Un vaccin ARNm agit en modifiant ponctuellement l’ordre donné. Après avoir identifié le marqueur du pathogène, la cellule reçoit un message qui lui indique cet ennemi à combattre. Dans le cas de la Covid-19, il s’agit d’une forme particulière de la protéine Spike (appelée aussi péplomère ou spicule) présente sur le virus. Dûment alertée par le vaccin ARNm, la cellule « comprend » le message et peut alors annihiler l’intrus. Avec, toutefois, la limite des variants…
Les avantages de ce type de vaccin par rapport à un vaccin classique (inoculation de souches désactivées d’une maladie) sont nombreux, à commencer par sa plus grande efficacité et l’absence de risques de surdose. L’ARNm injecté se dégrade en quelques heures ou quelques jours, ce qui limite aussi les effets indésirables. La molécule ne provoque aucune modification du génome et sa production ne nécessite aucun adjuvant, ni de longues mises en culture.
Le problème du coût.
On sait que la recherche coûte cher. Mais la pandémie de Covid a donné un énorme « coup de turbo » à tous les laboratoires qui travaillent sur l’ARNm. Si les vaccins utilisant cette technologie s’avèrent efficaces pour contrer le virus, la méthode pourrait avoir d’autres bénéfices et aider à lutter contre bien des maladies.
Depuis longtemps, les chercheurs pensent qu’en « éduquant » ainsi le système immunitaire, ils parlent plutôt d’immunostimulation, les traitements ARNm pourraient bientôt permettre de combattre certains cancers. En effet, si les cellules saines venaient à identifier celles que la maladie a altérées et qui ne demandent qu’à proliférer, les tumeurs seraient efficacement attaquées.
Plusieurs problèmes se posent néanmoins pour passer à l’offensive. D’une part, il existe une grande variété de cancers, et donc autant de messages à faire passer aux cellules, puisque l’immense plasticité** des cellules malades impliquerait de fréquentes injections d’une molécule adaptée. D’autre part, si les quantités d’ARNm inoculées pour lutter contre la Covid sont faibles, celles qui permettraient de combattre le cancer sont beaucoup plus importantes… et donc coûteuses.
Un avenir prometteur.
Malgré cette problématique financière, la technologie ARNm est excessivement prometteuse. Des équipes médicales cherchent à l’utiliser pour lutter aussi contre le VIH, d’autres pour combattre le chikungunya ou le virus Ebola.

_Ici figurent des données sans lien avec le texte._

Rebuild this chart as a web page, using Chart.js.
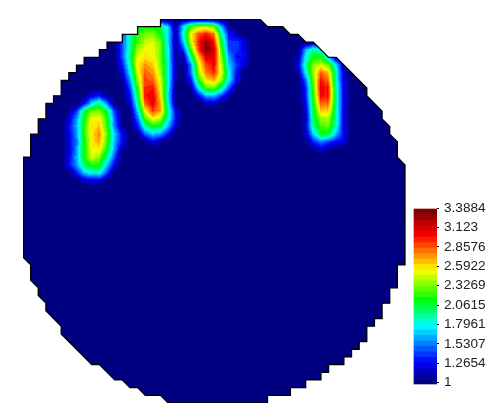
<!DOCTYPE html>
<html>
<head>
<meta charset="utf-8">
<style>html,body{margin:0;padding:0;background:#fff}canvas{display:block}</style>
<script src="https://cdn.jsdelivr.net/npm/chart.js@4/dist/chart.umd.min.js"></script>
</head>
<body>
<canvas id="c" width="488" height="410"></canvas>
<script>
// Colour bar tick labels
const tickLabels = ["3.3884","3.123","2.8576","2.5922","2.3269","2.0615","1.7961","1.5307","1.2654","1"];
const valueMin = 1, valueMax = 3.3884, bandCount = 32;
// Colour map stops: position along the bar, then red, green, blue
const stopAt = [0,0.118,0.33,0.484,0.657,0.86,1];
const stopRgb = [[0,0,128],[0,0,255],[0,255,255],[0,255,0],[255,255,0],[255,0,0],[128,0,0]];

// Field outline, in grid columns and rows
const outlineCols = [0,1,1,2,2,3,3,4,4,5,5,6,6,7,7,8,8,10,10,11,11,13,13,15,15,18,18,31,32,34,35,36,37,38,40,41,45,45,47,47,48,48,49,49,50,50,49,49,48,48,47,47,46,46,45,45,44,44,43,43,42,42,40,40,39,39,37,37,35,35,32,32,19,18,16,15,14,13,12,10,9,5,5,3,3,2,2,1,1,0,0];
const outlineRows = [18,18,15,15,13,13,11,11,10,10,8,8,7,7,6,6,5,5,4,4,3,3,2,2,1,1,0,0,1,1,2,2,3,3,5,5,9,10,12,13,14,15,16,18,19,32,32,35,35,37,37,39,39,40,40,42,42,43,43,44,44,45,45,46,46,47,47,48,48,49,49,50,50,49,49,48,48,47,47,45,45,41,40,38,37,36,35,34,32,31,18];

// Hot spots: [row, first column, values at successive columns...]
const blobA = [
 [10,8,1.05,1.25,1.35,1.1],
 [11,8,1.3,1.75,1.95,1.55,1.05],
 [12,6,1.08,1.4,2.05,2.35,2.35,2.05,1.4],
 [13,6,1.2,1.6,2.15,2.55,2.55,2.2,1.5,1.05],
 [14,6,1.3,1.65,2.2,2.6,2.65,2.2,1.55,1.1],
 [15,6,1.25,1.6,2.2,2.6,2.75,2.3,1.7,1.3],
 [16,6,1.25,1.55,2.15,2.6,2.7,2.25,1.65,1.3],
 [17,6,1.2,1.6,2.15,2.55,2.55,2.15,1.6,1.1],
 [18,6,1.25,1.65,2.15,2.5,2.35,1.95,1.45],
 [19,6,1.3,1.6,2.0,2.2,2.15,1.7,1.25],
 [20,6,1.05,1.35,1.7,1.85,1.85,1.45,1.05],
 [21,8,1.2,1.25,1.25,1.05]
];
const blobB = [
 [1,15,1.95,2.15,2.15,2.05,1.7],
 [2,13,1.45,1.9,2.2,2.35,2.35,2.15,1.75,1.1],
 [3,13,1.45,1.95,2.25,2.45,2.5,2.3,1.75,1.1],
 [4,12,1.05,1.45,1.95,2.4,2.55,2.55,2.35,1.8,1.1],
 [5,12,1.05,1.45,2.0,2.5,2.6,2.55,2.35,1.8,1.1],
 [6,12,1.0,1.35,1.9,2.55,2.75,2.65,2.35,1.85,1.1],
 [7,13,1.2,1.8,2.5,2.85,2.75,2.4,1.85,1.1],
 [8,13,1.1,1.6,2.35,2.9,2.85,2.5,1.85,1.1],
 [9,14,1.45,2.2,2.95,3.0,2.55,1.8,1.05],
 [10,14,1.3,2.05,3.0,3.1,2.6,1.75,1.05],
 [11,14,1.2,1.9,2.85,3.1,2.7,1.8,1.05],
 [12,14,1.05,1.7,2.55,2.9,2.7,1.95,1.25],
 [13,15,1.5,2.25,2.55,2.4,1.85,1.3],
 [14,15,1.3,1.9,2.15,2.05,1.65,1.2],
 [15,15,1.05,1.5,1.7,1.6,1.3],
 [16,16,1.05,1.25,1.1]
];
const blobC = [
 [1,20,1.1,1.75,2.25,2.4,2.45,2.3,1.65,1.1],
 [2,20,1.1,1.85,2.55,2.9,3.0,2.8,1.95,1.3,1.15],
 [3,20,1.05,1.7,2.5,3.0,3.3,3.0,2.1,1.4,1.4,1.25],
 [4,21,1.4,2.25,2.95,3.35,3.15,2.25,1.45,1.4,1.25],
 [5,21,1.15,1.95,2.65,3.1,3.1,2.35,1.6,1.3,1.3],
 [6,21,1.05,1.6,2.5,2.9,3.05,2.45,1.7,1.4,1.2],
 [7,21,1.05,1.55,2.4,2.8,2.95,2.5,1.8,1.3],
 [8,21,1.0,1.35,2.15,2.6,2.7,2.35,1.75,1.25],
 [9,22,1.1,1.8,2.25,2.3,1.95,1.45,1.05],
 [10,23,1.3,1.65,1.65,1.4,1.1],
 [11,24,1.15,1.2,1.05]
];
const blobD = [
 [3,38,1.1],
 [4,37,1.65,1.95,1.8,1.45],
 [5,36,1.15,1.8,2.15,2.15,1.75,1.15],
 [6,36,1.2,1.95,2.35,2.5,2.3,1.75,1.1],
 [7,36,1.1,1.8,2.4,2.85,2.65,1.85,1.2],
 [8,36,1.0,1.5,2.35,3.0,2.8,1.85,1.25],
 [9,37,1.35,2.25,3.1,2.95,1.9,1.25],
 [10,37,1.35,2.2,3.05,2.95,1.95,1.25],
 [11,37,1.25,2.15,2.85,2.8,1.95,1.25],
 [12,37,1.2,2.05,2.65,2.6,1.9,1.25],
 [13,37,1.15,2.0,2.4,2.4,1.9,1.25],
 [14,37,1.2,1.95,2.25,2.3,1.85,1.25],
 [15,37,1.15,1.7,2.1,2.1,1.65,1.3],
 [16,37,1.02,1.35,1.55,1.4,1.3,1.25],
 [17,38,1.05,1.2,1.1]
];

// ---- colour map
function clamp01(v){return Math.max(0,Math.min(1,v));}
function mapColor(t){
  let i=0;
  while(i<stopAt.length-2 && t>stopAt[i+1]) i++;
  const f=clamp01((t-stopAt[i])/(stopAt[i+1]-stopAt[i]));
  return stopRgb[i].map((c,k)=>Math.round(c+(stopRgb[i+1][k]-c)*f));
}
function bandColor(v){
  const t = clamp01((v-valueMin)/(valueMax-valueMin));
  const i = Math.min(bandCount-1,Math.floor(t*bandCount));
  return mapColor(i/(bandCount-1));
}

// ---- grid lookup
const grid = new Map();
const key = (c,r)=>c+","+r;
[blobA,blobB,blobC,blobD].forEach(b=>b.forEach(row=>{
  for(let i=2;i<row.length;i++) grid.set(key(row[1]+i-2,row[0]),row[i]);
}));
const at = (c,r)=>grid.has(key(c,r))?grid.get(key(c,r)):valueMin;

// cells touching a hot vertex
const heatCells = [];
for(let r=0;r<50;r++)for(let c=0;c<50;c++){
  if(at(c,r)>1||at(c+1,r)>1||at(c,r+1)>1||at(c+1,r+1)>1) heatCells.push({x:c+0.5,y:r+0.5,c,r});
}

// ---- scale geometry
const pitchX = 7.64;
const areaLeft = 23, areaRight = 437, areaTop = 19, areaBottom = 403;
const cbPerUnit = 73, cbOne = 382.5, cbTop = 209, cbBottom = 384;
const cbMin = 1-(areaBottom-cbOne)/cbPerUnit;
const cbMax = 1+(cbOne-areaTop)/cbPerUnit;
const v4px = p => 1+(cbOne-p)/cbPerUnit;
const cbX = (426-areaLeft)/pitchX;

// colour bar bands
const bandData = [], bandColors = [];
for(let i=0;i<bandCount;i++){
  const lo = v4px(cbBottom)+(v4px(cbTop)-v4px(cbBottom))*i/bandCount;
  const hi = v4px(cbBottom)+(v4px(cbTop)-v4px(cbBottom))*(i+1)/bandCount;
  bandData.push({x:cbX,y:[lo,hi]});
  const rgb = mapColor(i/(bandCount-1));
  bandColors.push(`rgb(${rgb[0]},${rgb[1]},${rgb[2]})`);
}

// Each heat cell is a little shaded tile the library places as a point
const tileCache = new Map();
function tile(cell){
  const k = key(cell.c,cell.r);
  if(tileCache.has(k)) return tileCache.get(k);
  const S = 10;
  const cv = document.createElement("canvas");
  cv.width = S; cv.height = S;
  const g = cv.getContext("2d");
  const img = g.createImageData(S,S);
  const a=at(cell.c,cell.r), b=at(cell.c+1,cell.r), d=at(cell.c,cell.r+1), e=at(cell.c+1,cell.r+1);
  for(let y=0;y<S;y++)for(let x=0;x<S;x++){
    const u=(x+0.5-S/2)/pitchX+0.5, w=(y+0.5-S/2)/7.68+0.5;
    const v=a*(1-u)*(1-w)+b*u*(1-w)+d*(1-u)*w+e*u*w;
    const rgb=bandColor(v), o=(y*S+x)*4;
    img.data[o]=rgb[0];img.data[o+1]=rgb[1];img.data[o+2]=rgb[2];img.data[o+3]=255;
  }
  g.putImageData(img,0,0);
  tileCache.set(k,cv);
  return cv;
}

const outlinePoints = outlineCols.map((c,i)=>({x:c,y:outlineRows[i]}));

const clipToField = {
  id:"clipToField",
  beforeDatasetDraw(chart,args){
    if(chart.data.datasets[args.index].label!=="heat") return;
    const {ctx,scales:{x,y}} = chart;
    ctx.save();
    ctx.beginPath();
    outlinePoints.forEach((p,i)=>{
      const px=x.getPixelForValue(p.x), py=y.getPixelForValue(p.y);
      i?ctx.lineTo(px,py):ctx.moveTo(px,py);
    });
    ctx.closePath();
    ctx.clip();
  },
  afterDatasetDraw(chart,args){
    if(chart.data.datasets[args.index].label==="heat") chart.ctx.restore();
  }
};

new Chart(document.getElementById("c"),{
  data:{datasets:[
    {type:"scatter",label:"edge",order:0,data:outlinePoints,showLine:true,tension:0,pointRadius:0,borderColor:"#000",borderWidth:1.3,fill:false,xAxisID:"x",yAxisID:"y"},
    {type:"scatter",label:"heat",order:1,data:heatCells,showLine:false,pointRadius:6,pointBorderWidth:0,pointStyle:ctx=>ctx.raw?tile(ctx.raw):"rect",xAxisID:"x",yAxisID:"y"},
    {type:"scatter",label:"field",order:2,data:outlinePoints,showLine:true,tension:0,pointRadius:0,borderWidth:0,borderColor:"#000080",backgroundColor:"#000080",fill:"shape",xAxisID:"x",yAxisID:"y"},
    {type:"bar",label:"colorbar",order:3,data:bandData,backgroundColor:bandColors,barThickness:24,borderWidth:0,xAxisID:"x",yAxisID:"cb"}
  ]},
  options:{
    responsive:false,animation:false,
    layout:{padding:{left:areaLeft,top:areaTop,bottom:410-areaBottom,right:0}},
    plugins:{legend:{display:false},tooltip:{enabled:false},title:{display:false}},
    scales:{
      x:{type:"linear",min:0,max:(areaRight-areaLeft)/pitchX,offset:false,display:false,grid:{display:false}},
      y:{type:"linear",min:0,max:50,reverse:true,display:false,grid:{display:false}},
      cb:{
        type:"linear",position:"right",min:cbMin,max:cbMax,
        afterFit(s){s.width=488-areaRight;s.paddingTop=0;s.paddingBottom=0;},
        afterBuildTicks(s){s.ticks=tickLabels.map(Number).map(v=>({value:v}));},
        border:{display:false},
        grid:{drawOnChartArea:false,drawTicks:true,tickLength:2,color:"#000",lineWidth:1},
        ticks:{
          autoSkip:false,maxRotation:0,padding:5,color:"#222",
          font:{family:"'Liberation Sans'",size:13.6},
          callback(v){return tickLabels.find(t=>Number(t)===v);}
        }
      }
    }
  },
  plugins:[clipToField]
});
</script>
</body>
</html>
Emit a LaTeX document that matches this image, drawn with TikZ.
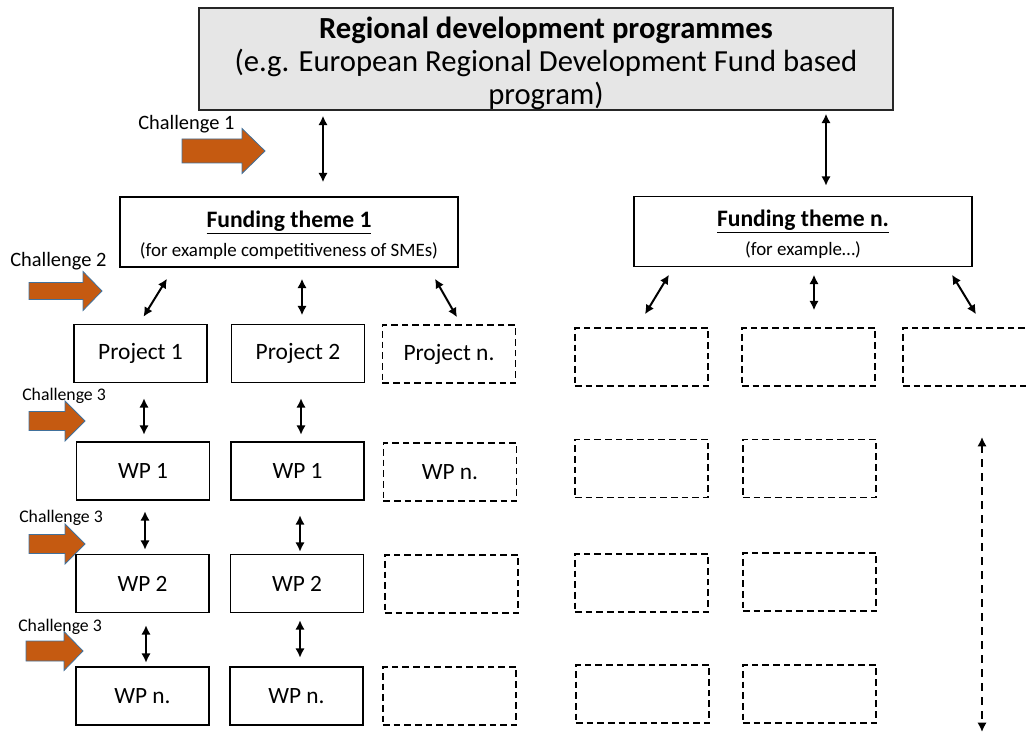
\documentclass[tikz,border=0pt]{standalone}
\usepackage{fontspec}
\setmainfont{Carlito}
\usetikzlibrary{arrows.meta,calc}
\definecolor{ChalOrange}{RGB}{197,90,17}
\definecolor{ChalEdge}{RGB}{65,113,156}
\definecolor{ProgGray}{RGB}{230,230,230}

\tikzset{
  progbox/.style={draw=black!85,fill=ProgGray,line width=1.1pt,minimum width=520.5pt,minimum height=76.5pt,align=center,inner sep=0pt,font=\fontsize{23}{24.75}\selectfont},
  themebox/.style={draw,line width=1.1pt,minimum width=253.5pt,minimum height=52.5pt,align=center,inner sep=0pt,font=\fontsize{14.2}{22}\selectfont},
  wpbox/.style={draw,line width=1.1pt,minimum width=100pt,minimum height=43.5pt,inner sep=0pt,font=\fontsize{17.5}{20}\selectfont},
  emptybox/.style={wpbox,dash pattern=on 5pt off 3pt},
  twoway/.style={{Latex[length=7pt,width=7pt]}-{Latex[length=7pt,width=7pt]},line width=1.5pt},
  chal/.style={fill=ChalOrange,draw=ChalEdge,line width=0.6pt},
  chaltext/.style={anchor=west,inner sep=0pt,font=\fontsize{15.3}{18}\selectfont},
}

% block arrow: tail x, head x, tip x, mid y, shaft height, head height
\newcommand{\chalarrow}[6]{%
  \filldraw[chal] (#1,#4-#5/2) -- (#2,#4-#5/2) -- (#2,#4-#6/2) -- (#3,#4)
    -- (#2,#4+#6/2) -- (#2,#4+#5/2) -- (#1,#4+#5/2) -- cycle;}

\begin{document}
\begin{tikzpicture}[x=0.75pt,y=-0.75pt]
  \useasboundingbox (0,0) rectangle (1026,734);

  % programme and funding themes
  \node[progbox] (rdp) at (546,59) {\rule{0pt}{22pt}{\bfseries Regional development programmes}\\(e.g. European Regional Development Fund based\\program)};
  \node[themebox] (ft1) at (289,232) {\rule{0pt}{17pt}{\fontsize{17.7}{22}\selectfont\bfseries\underline{Funding theme 1}}\\(for example competitiveness of SMEs)};
  \node[themebox] (ftn) at (803,231.5) {\rule{0pt}{17pt}{\fontsize{17.7}{22}\selectfont\bfseries\underline{Funding theme n.}}\\(for example\dots)};

  % projects
  \node[wpbox,font=\fontsize{17.6}{20}\selectfont] (p1) at (140.5,353.5) {Project 1};
  \node[wpbox,font=\fontsize{17.6}{20}\selectfont] (p2) at (298,353.5) {Project 2};
  \node[emptybox,font=\fontsize{17.6}{20}\selectfont] (pn) at (449,354) {Project n.};
  \node[emptybox] (r11) at (641.5,357) {};
  \node[emptybox] (r12) at (808.5,357) {};
  \node[emptybox] (r13) at (969.5,357) {};

  % work packages
  \node[wpbox] (w1a) at (143,471) {WP 1};
  \node[wpbox] (w1b) at (297.5,471) {WP 1};
  \node[emptybox] (w1n) at (450,472) {WP n.};
  \node[emptybox] (r21) at (641.5,468.5) {};
  \node[emptybox] (r22) at (809.5,468.5) {};

  \node[wpbox] (w2a) at (142.5,583.5) {WP 2};
  \node[wpbox] (w2b) at (297,583.5) {WP 2};
  \node[emptybox] (w2n) at (451.5,584) {};
  \node[emptybox] (r31) at (641.5,583) {};
  \node[emptybox] (r32) at (809.5,582) {};

  \node[wpbox] (wna) at (142.5,696) {WP n.};
  \node[wpbox] (wnb) at (296.5,696) {WP n.};
  \node[emptybox] (wnn) at (449.5,696) {};
  \node[emptybox] (r41) at (642.5,694) {};
  \node[emptybox] (r42) at (809.5,694) {};

  % links
  \draw[twoway] ([shift={(-223,5)}]rdp.south) -- ([shift={(34,-14)}]ft1.north);
  \draw[twoway] ([shift={(280,3)}]rdp.south) -- ([shift={(23,-10)}]ftn.north);
  \draw[twoway] ([shift={(-122,11)}]ft1.south) -- ([shift={(3,-7)}]p1.north);
  \draw[twoway] ([shift={(13,11)}]ft1.south) -- ([shift={(4,-8.5)}]p2.north);
  \draw[twoway] ([shift={(146,11)}]ft1.south) -- ([shift={(8,-7)}]pn.north);
  \draw[twoway] ([shift={(-134,7.5)}]ftn.south) -- ([shift={(3.5,-13)}]r11.north);
  \draw[twoway] ([shift={(11,7.5)}]ftn.south) -- ([shift={(5.5,-17)}]r12.north);
  \draw[twoway] ([shift={(149,7.5)}]ftn.south) -- ([shift={(6.5,-13)}]r13.north);
  \draw[twoway] ([shift={(3.5,15)}]p1.south) -- ([shift={(1,-6.5)}]w1a.north);
  \draw[twoway] ([shift={(3,15)}]p2.south) -- ([shift={(3.5,-6.5)}]w1b.north);
  \draw[twoway] ([shift={(2,10.5)}]w1a.south) -- ([shift={(2.5,-4)}]w2a.north);
  \draw[twoway] ([shift={(2.5,14.5)}]w1b.south) -- ([shift={(3,-2)}]w2b.north);
  \draw[twoway] ([shift={(3.5,12)}]w2a.south) -- ([shift={(3.5,-3.5)}]wna.north);
  \draw[twoway] ([shift={(3,7)}]w2b.south) -- ([shift={(3.5,-8.5)}]wnb.north);

  \coordinate (scaletop) at (982,437);
  \coordinate (scalebot) at (982,732);
  \draw[twoway,line width=1.8pt,dash pattern=on 6pt off 4.5pt] (scaletop) -- (scalebot);

  % challenges
  \chalarrow{182}{242}{265}{151}{24}{45}
  \chalarrow{29}{83}{102}{291}{17}{39}
  \chalarrow{29}{65}{85}{421}{19}{40}
  \chalarrow{29}{65}{85}{544}{19}{40}
  \chalarrow{26}{64}{83}{651}{20}{39}
  \node[chaltext] (c1) at (138,124) {Challenge 1};
  \node[chaltext] (c2) at (10,261) {Challenge 2};
  \node[chaltext,font=\fontsize{13.3}{15}\selectfont] (c3a) at (22,396) {Challenge 3};
  \node[chaltext,font=\fontsize{13.3}{15}\selectfont] (c3b) at (19,518) {Challenge 3};
  \node[chaltext,font=\fontsize{13.3}{15}\selectfont] (c3c) at (18,627) {Challenge 3};
\end{tikzpicture}
\end{document}
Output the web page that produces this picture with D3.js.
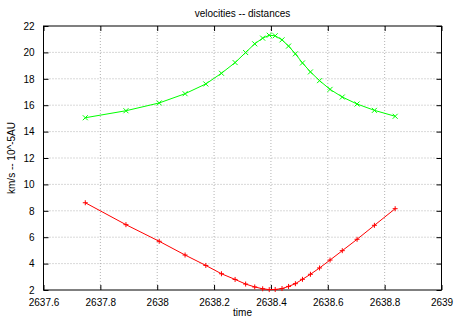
<!DOCTYPE html>
<html><head><meta charset="utf-8">
<script src="https://cdn.jsdelivr.net/npm/d3@7"></script>
<style>body{margin:0;background:#fff}svg{display:block}text{font-family:"Liberation Sans",Arial,sans-serif;font-size:10px;fill:#000}</style>
</head><body>
<script>
const times = [2637.747,2637.890,2638.007,2638.098,2638.171,2638.226,2638.274,2638.311,2638.343,2638.371,2638.394,2638.415,2638.439,2638.462,2638.486,2638.511,2638.539,2638.571,2638.608,2638.651,2638.703,2638.764,2638.837];
const velocities = [15.05,15.58,16.17,16.87,17.61,18.42,19.23,19.99,20.65,21.08,21.30,21.26,20.95,20.48,19.89,19.20,18.52,17.86,17.20,16.62,16.09,15.61,15.16];
const distances = [8.61,6.95,5.69,4.65,3.86,3.23,2.80,2.45,2.23,2.09,2.03,2.04,2.11,2.27,2.48,2.81,3.19,3.67,4.27,4.98,5.84,6.90,8.16];
const xTicks = [2637.6,2637.8,2638,2638.2,2638.4,2638.6,2638.8,2639];
const yTicks = [2,4,6,8,10,12,14,16,18,20,22];
const title = "velocities -- distances", xLabel = "time", yLabel = "km/s -- 10^-5AU";

const W=455,H=319, L=43.5, R=441.5, T=26, B=290;
const svg=d3.select("body").append("svg").attr("width",W).attr("height",H);
const x=d3.scaleLinear().domain([2637.6,2639]).range([L,R]);
const y=d3.scaleLinear().domain([2,22]).range([B,T]);

// grid
const g=svg.append("g");
xTicks.slice(1,-1).forEach(t=>g.append("line").attr("x1",x(t)).attr("x2",x(t)).attr("y1",T).attr("y2",B).attr("stroke","#a0a0a0").attr("stroke-width",0.8).attr("stroke-dasharray","1,2"));
yTicks.slice(1,-1).forEach(t=>g.append("line").attr("x1",L).attr("x2",R).attr("y1",y(t)).attr("y2",y(t)).attr("stroke","#a0a0a0").attr("stroke-width",0.8).attr("stroke-dasharray","1,2"));

// axes (ticks inward, mirrored)
const fmt=d=>d3.format("")(+d.toFixed(1));
svg.append("g").attr("transform",`translate(0,${B})`).call(d3.axisBottom(x).tickValues(xTicks).tickSize(-5).tickPadding(9).tickFormat(fmt)).call(a=>a.select(".domain").remove());
svg.append("g").attr("transform",`translate(0,${T})`).call(d3.axisTop(x).tickValues(xTicks).tickSize(-5).tickFormat("")).call(a=>a.select(".domain").remove());
svg.append("g").attr("transform",`translate(${L},0)`).call(d3.axisLeft(y).tickValues(yTicks).tickSize(-5).tickPadding(9)).call(a=>a.select(".domain").remove());
svg.append("g").attr("transform",`translate(${R},0)`).call(d3.axisRight(y).tickValues(yTicks).tickSize(-5).tickFormat("")).call(a=>a.select(".domain").remove());
svg.selectAll(".tick text").style("font-family","Liberation Sans, Arial, sans-serif").style("font-size","10px").attr("fill","#000");
svg.selectAll(".tick line").attr("stroke","#000");
svg.append("rect").attr("x",L).attr("y",T).attr("width",R-L).attr("height",B-T).attr("fill","none").attr("stroke","#000").attr("stroke-width",1);

// series
function series(vals,color,marker){
  const pts=times.map((t,i)=>[x(t),y(vals[i])]);
  svg.append("path").attr("d",d3.line()(pts)).attr("fill","none").attr("stroke",color).attr("stroke-width",1);
  const s=2.5;
  pts.forEach(([px,py])=>{
    const d = marker==="x" ? `M${px-s},${py-s}L${px+s},${py+s}M${px-s},${py+s}L${px+s},${py-s}` : `M${px-s},${py}L${px+s},${py}M${px},${py-s}L${px},${py+s}`;
    svg.append("path").attr("d",d).attr("stroke",color).attr("stroke-width",1).attr("fill","none");
  });
}
series(velocities,"#00ff00","x");
series(distances,"#ff0000","+");

svg.append("text").attr("x",(L+R)/2).attr("y",17).attr("text-anchor","middle").text(title);
svg.append("text").attr("x",(L+R)/2).attr("y",316).attr("text-anchor","middle").text(xLabel);
svg.append("text").attr("transform",`translate(15,${(T+B)/2}) rotate(-90)`).attr("text-anchor","middle").text(yLabel);
</script>
</body></html>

Par ailleurs, la recherche se penche aussi sur une autre potentialité : on a dit plus haut que, en cas de fracture, les cellules accéléraient la production de protéines favorisant la régénération osseuse. Aussi, une injection ciblée pourrait-elle favoriser ce type de production. Par exemple, à la suite d’un problème cardiaque, on pourrait suggérer aux cellules de créer de nouveaux vaisseaux afin de mieux alimenter le cœur et de faciliter la circulation, permettant ainsi un meilleur rétablissement du patient.
L’ARNm ouvre donc un vaste champ d’espoir pour de nombreuses maladies. Mais d’autres techniques génétiques sont tout aussi prometteuses. Ainsi, celle des « ciseaux génétiques » (CRISPR-Cas9 en langage médical) qui, intervenant dans le noyau cellulaire sur la structure ADN, suppriment des gènes défectueux pour les remplacer par des gènes sains. L’avenir est peut-être dans la combinaison de ces deux pratiques. La recherche n’a pas fini de nous étonner.
* La biosynthèse des protéines est l’ensemble des processus biochimiques permettant aux cellules de produire leurs protéines à partir de leurs gènes afin de compenser les pertes en protéines par sécrétion ou par dégradation.
** La plasticité cellulaire fait référence à la capacité des cellules à changer d’identité et de fonction.